YOUR INSTRUCTIONS:
Retype the listing that follows, word for word.

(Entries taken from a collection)
******

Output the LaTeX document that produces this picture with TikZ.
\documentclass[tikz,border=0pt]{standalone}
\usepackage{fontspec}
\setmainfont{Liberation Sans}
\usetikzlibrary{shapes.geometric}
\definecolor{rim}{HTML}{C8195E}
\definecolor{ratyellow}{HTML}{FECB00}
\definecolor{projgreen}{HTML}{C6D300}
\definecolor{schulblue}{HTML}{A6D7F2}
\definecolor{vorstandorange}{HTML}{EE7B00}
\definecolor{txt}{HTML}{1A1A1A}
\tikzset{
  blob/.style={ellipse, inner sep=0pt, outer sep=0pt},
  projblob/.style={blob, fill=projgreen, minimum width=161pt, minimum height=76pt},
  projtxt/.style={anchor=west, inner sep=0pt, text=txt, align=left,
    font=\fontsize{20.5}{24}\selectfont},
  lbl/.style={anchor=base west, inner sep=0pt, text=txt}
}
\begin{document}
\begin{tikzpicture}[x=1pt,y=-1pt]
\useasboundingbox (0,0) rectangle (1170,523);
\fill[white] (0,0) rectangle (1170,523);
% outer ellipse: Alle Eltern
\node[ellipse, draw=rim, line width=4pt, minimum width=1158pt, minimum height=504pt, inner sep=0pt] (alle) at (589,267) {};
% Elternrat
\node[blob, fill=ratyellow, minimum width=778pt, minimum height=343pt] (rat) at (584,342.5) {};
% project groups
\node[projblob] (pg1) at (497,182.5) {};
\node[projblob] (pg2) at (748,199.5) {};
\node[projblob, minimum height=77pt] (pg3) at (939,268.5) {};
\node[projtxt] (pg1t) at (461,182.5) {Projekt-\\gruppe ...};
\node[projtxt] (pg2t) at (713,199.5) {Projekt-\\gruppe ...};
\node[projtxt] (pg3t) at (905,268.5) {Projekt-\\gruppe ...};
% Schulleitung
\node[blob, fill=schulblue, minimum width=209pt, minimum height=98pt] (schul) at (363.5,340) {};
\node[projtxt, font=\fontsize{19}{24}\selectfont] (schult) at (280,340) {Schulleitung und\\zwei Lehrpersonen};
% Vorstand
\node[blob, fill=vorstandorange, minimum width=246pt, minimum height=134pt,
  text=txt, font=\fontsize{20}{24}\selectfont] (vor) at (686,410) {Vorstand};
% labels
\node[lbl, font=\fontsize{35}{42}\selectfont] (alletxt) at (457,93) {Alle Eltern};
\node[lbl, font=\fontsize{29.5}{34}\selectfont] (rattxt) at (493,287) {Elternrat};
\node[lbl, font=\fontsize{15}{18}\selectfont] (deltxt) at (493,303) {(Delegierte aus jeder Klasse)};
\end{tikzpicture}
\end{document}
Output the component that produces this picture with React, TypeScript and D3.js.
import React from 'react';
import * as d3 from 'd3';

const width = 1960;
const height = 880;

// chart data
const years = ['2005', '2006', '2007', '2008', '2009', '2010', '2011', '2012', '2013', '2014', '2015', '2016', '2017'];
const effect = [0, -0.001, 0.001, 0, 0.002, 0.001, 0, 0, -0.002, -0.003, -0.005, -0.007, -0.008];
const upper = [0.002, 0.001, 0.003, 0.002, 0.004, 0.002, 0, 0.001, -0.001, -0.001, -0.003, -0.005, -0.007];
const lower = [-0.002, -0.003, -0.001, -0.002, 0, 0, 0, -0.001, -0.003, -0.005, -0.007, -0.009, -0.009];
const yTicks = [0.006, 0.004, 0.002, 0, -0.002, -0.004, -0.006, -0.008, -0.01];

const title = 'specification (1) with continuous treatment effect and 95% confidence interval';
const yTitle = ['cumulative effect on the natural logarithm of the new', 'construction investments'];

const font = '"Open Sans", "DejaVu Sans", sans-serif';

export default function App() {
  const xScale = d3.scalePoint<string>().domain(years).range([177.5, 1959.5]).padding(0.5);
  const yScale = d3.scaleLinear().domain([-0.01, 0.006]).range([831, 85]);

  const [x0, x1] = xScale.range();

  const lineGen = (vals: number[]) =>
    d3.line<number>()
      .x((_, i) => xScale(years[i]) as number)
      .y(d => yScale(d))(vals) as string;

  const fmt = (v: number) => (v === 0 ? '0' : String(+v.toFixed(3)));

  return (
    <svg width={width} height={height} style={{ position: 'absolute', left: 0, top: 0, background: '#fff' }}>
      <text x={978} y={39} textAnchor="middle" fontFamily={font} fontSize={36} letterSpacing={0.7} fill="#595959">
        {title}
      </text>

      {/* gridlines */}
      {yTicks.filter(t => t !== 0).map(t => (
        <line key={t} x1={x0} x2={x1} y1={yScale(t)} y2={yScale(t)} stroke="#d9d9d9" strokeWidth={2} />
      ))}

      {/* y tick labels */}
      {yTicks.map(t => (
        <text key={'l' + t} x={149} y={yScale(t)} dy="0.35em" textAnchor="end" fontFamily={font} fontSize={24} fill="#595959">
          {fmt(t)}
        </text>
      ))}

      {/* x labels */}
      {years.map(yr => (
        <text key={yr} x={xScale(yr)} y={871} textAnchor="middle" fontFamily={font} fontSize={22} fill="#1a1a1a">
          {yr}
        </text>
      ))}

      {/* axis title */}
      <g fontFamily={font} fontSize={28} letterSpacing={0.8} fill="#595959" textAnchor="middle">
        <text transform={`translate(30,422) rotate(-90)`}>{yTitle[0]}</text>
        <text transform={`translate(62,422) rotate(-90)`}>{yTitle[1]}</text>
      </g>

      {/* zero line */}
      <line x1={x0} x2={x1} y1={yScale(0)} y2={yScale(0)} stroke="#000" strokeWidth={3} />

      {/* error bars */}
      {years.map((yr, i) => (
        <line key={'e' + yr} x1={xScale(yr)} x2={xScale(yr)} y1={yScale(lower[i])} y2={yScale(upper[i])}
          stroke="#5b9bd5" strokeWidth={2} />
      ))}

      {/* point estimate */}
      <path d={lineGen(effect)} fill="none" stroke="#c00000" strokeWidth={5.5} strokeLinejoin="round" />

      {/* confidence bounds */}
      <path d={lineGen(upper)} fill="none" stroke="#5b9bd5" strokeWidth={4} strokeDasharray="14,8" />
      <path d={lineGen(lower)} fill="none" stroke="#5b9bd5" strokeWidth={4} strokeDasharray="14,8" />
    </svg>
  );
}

******

RESPONSE BELOW:
Output the LaTeX document that produces this picture with TikZ.
\documentclass[tikz,border=0pt]{standalone}
\usepackage{fontspec}
\setmainfont{Liberation Sans}
\usetikzlibrary{shapes.geometric}
\definecolor{rim}{HTML}{C8195E}
\definecolor{ratyellow}{HTML}{FECB00}
\definecolor{projgreen}{HTML}{C6D300}
\definecolor{schulblue}{HTML}{A6D7F2}
\definecolor{vorstandorange}{HTML}{EE7B00}
\definecolor{txt}{HTML}{1A1A1A}
\tikzset{
  blob/.style={ellipse, inner sep=0pt, outer sep=0pt},
  projblob/.style={blob, fill=projgreen, minimum width=161pt, minimum height=76pt},
  projtxt/.style={anchor=west, inner sep=0pt, text=txt, align=left,
    font=\fontsize{20.5}{24}\selectfont},
  lbl/.style={anchor=base west, inner sep=0pt, text=txt}
}
\begin{document}
\begin{tikzpicture}[x=1pt,y=-1pt]
\useasboundingbox (0,0) rectangle (1170,523);
\fill[white] (0,0) rectangle (1170,523);
% outer ellipse: Alle Eltern
\node[ellipse, draw=rim, line width=4pt, minimum width=1158pt, minimum height=504pt, inner sep=0pt] (alle) at (589,267) {};
% Elternrat
\node[blob, fill=ratyellow, minimum width=778pt, minimum height=343pt] (rat) at (584,342.5) {};
% project groups
\node[projblob] (pg1) at (497,182.5) {};
\node[projblob] (pg2) at (748,199.5) {};
\node[projblob, minimum height=77pt] (pg3) at (939,268.5) {};
\node[projtxt] (pg1t) at (461,182.5) {Projekt-\\gruppe ...};
\node[projtxt] (pg2t) at (713,199.5) {Projekt-\\gruppe ...};
\node[projtxt] (pg3t) at (905,268.5) {Projekt-\\gruppe ...};
% Schulleitung
\node[blob, fill=schulblue, minimum width=209pt, minimum height=98pt] (schul) at (363.5,340) {};
\node[projtxt, font=\fontsize{19}{24}\selectfont] (schult) at (280,340) {Schulleitung und\\zwei Lehrpersonen};
% Vorstand
\node[blob, fill=vorstandorange, minimum width=246pt, minimum height=134pt,
  text=txt, font=\fontsize{20}{24}\selectfont] (vor) at (686,410) {Vorstand};
% labels
\node[lbl, font=\fontsize{35}{42}\selectfont] (alletxt) at (457,93) {Alle Eltern};
\node[lbl, font=\fontsize{29.5}{34}\selectfont] (rattxt) at (493,287) {Elternrat};
\node[lbl, font=\fontsize{15}{18}\selectfont] (deltxt) at (493,303) {(Delegierte aus jeder Klasse)};
\end{tikzpicture}
\end{document}
Output the component that produces this picture with React, TypeScript and D3.js.
import React from 'react';
import * as d3 from 'd3';

const width = 1960;
const height = 880;

// chart data
const years = ['2005', '2006', '2007', '2008', '2009', '2010', '2011', '2012', '2013', '2014', '2015', '2016', '2017'];
const effect = [0, -0.001, 0.001, 0, 0.002, 0.001, 0, 0, -0.002, -0.003, -0.005, -0.007, -0.008];
const upper = [0.002, 0.001, 0.003, 0.002, 0.004, 0.002, 0, 0.001, -0.001, -0.001, -0.003, -0.005, -0.007];
const lower = [-0.002, -0.003, -0.001, -0.002, 0, 0, 0, -0.001, -0.003, -0.005, -0.007, -0.009, -0.009];
const yTicks = [0.006, 0.004, 0.002, 0, -0.002, -0.004, -0.006, -0.008, -0.01];

const title = 'specification (1) with continuous treatment effect and 95% confidence interval';
const yTitle = ['cumulative effect on the natural logarithm of the new', 'construction investments'];

const font = '"Open Sans", "DejaVu Sans", sans-serif';

export default function App() {
  const xScale = d3.scalePoint<string>().domain(years).range([177.5, 1959.5]).padding(0.5);
  const yScale = d3.scaleLinear().domain([-0.01, 0.006]).range([831, 85]);

  const [x0, x1] = xScale.range();

  const lineGen = (vals: number[]) =>
    d3.line<number>()
      .x((_, i) => xScale(years[i]) as number)
      .y(d => yScale(d))(vals) as string;

  const fmt = (v: number) => (v === 0 ? '0' : String(+v.toFixed(3)));

  return (
    <svg width={width} height={height} style={{ position: 'absolute', left: 0, top: 0, background: '#fff' }}>
      <text x={978} y={39} textAnchor="middle" fontFamily={font} fontSize={36} letterSpacing={0.7} fill="#595959">
        {title}
      </text>

      {/* gridlines */}
      {yTicks.filter(t => t !== 0).map(t => (
        <line key={t} x1={x0} x2={x1} y1={yScale(t)} y2={yScale(t)} stroke="#d9d9d9" strokeWidth={2} />
      ))}

      {/* y tick labels */}
      {yTicks.map(t => (
        <text key={'l' + t} x={149} y={yScale(t)} dy="0.35em" textAnchor="end" fontFamily={font} fontSize={24} fill="#595959">
          {fmt(t)}
        </text>
      ))}

      {/* x labels */}
      {years.map(yr => (
        <text key={yr} x={xScale(yr)} y={871} textAnchor="middle" fontFamily={font} fontSize={22} fill="#1a1a1a">
          {yr}
        </text>
      ))}

      {/* axis title */}
      <g fontFamily={font} fontSize={28} letterSpacing={0.8} fill="#595959" textAnchor="middle">
        <text transform={`translate(30,422) rotate(-90)`}>{yTitle[0]}</text>
        <text transform={`translate(62,422) rotate(-90)`}>{yTitle[1]}</text>
      </g>

      {/* zero line */}
      <line x1={x0} x2={x1} y1={yScale(0)} y2={yScale(0)} stroke="#000" strokeWidth={3} />

      {/* error bars */}
      {years.map((yr, i) => (
        <line key={'e' + yr} x1={xScale(yr)} x2={xScale(yr)} y1={yScale(lower[i])} y2={yScale(upper[i])}
          stroke="#5b9bd5" strokeWidth={2} />
      ))}

      {/* point estimate */}
      <path d={lineGen(effect)} fill="none" stroke="#c00000" strokeWidth={5.5} strokeLinejoin="round" />

      {/* confidence bounds */}
      <path d={lineGen(upper)} fill="none" stroke="#5b9bd5" strokeWidth={4} strokeDasharray="14,8" />
      <path d={lineGen(lower)} fill="none" stroke="#5b9bd5" strokeWidth={4} strokeDasharray="14,8" />
    </svg>
  );
}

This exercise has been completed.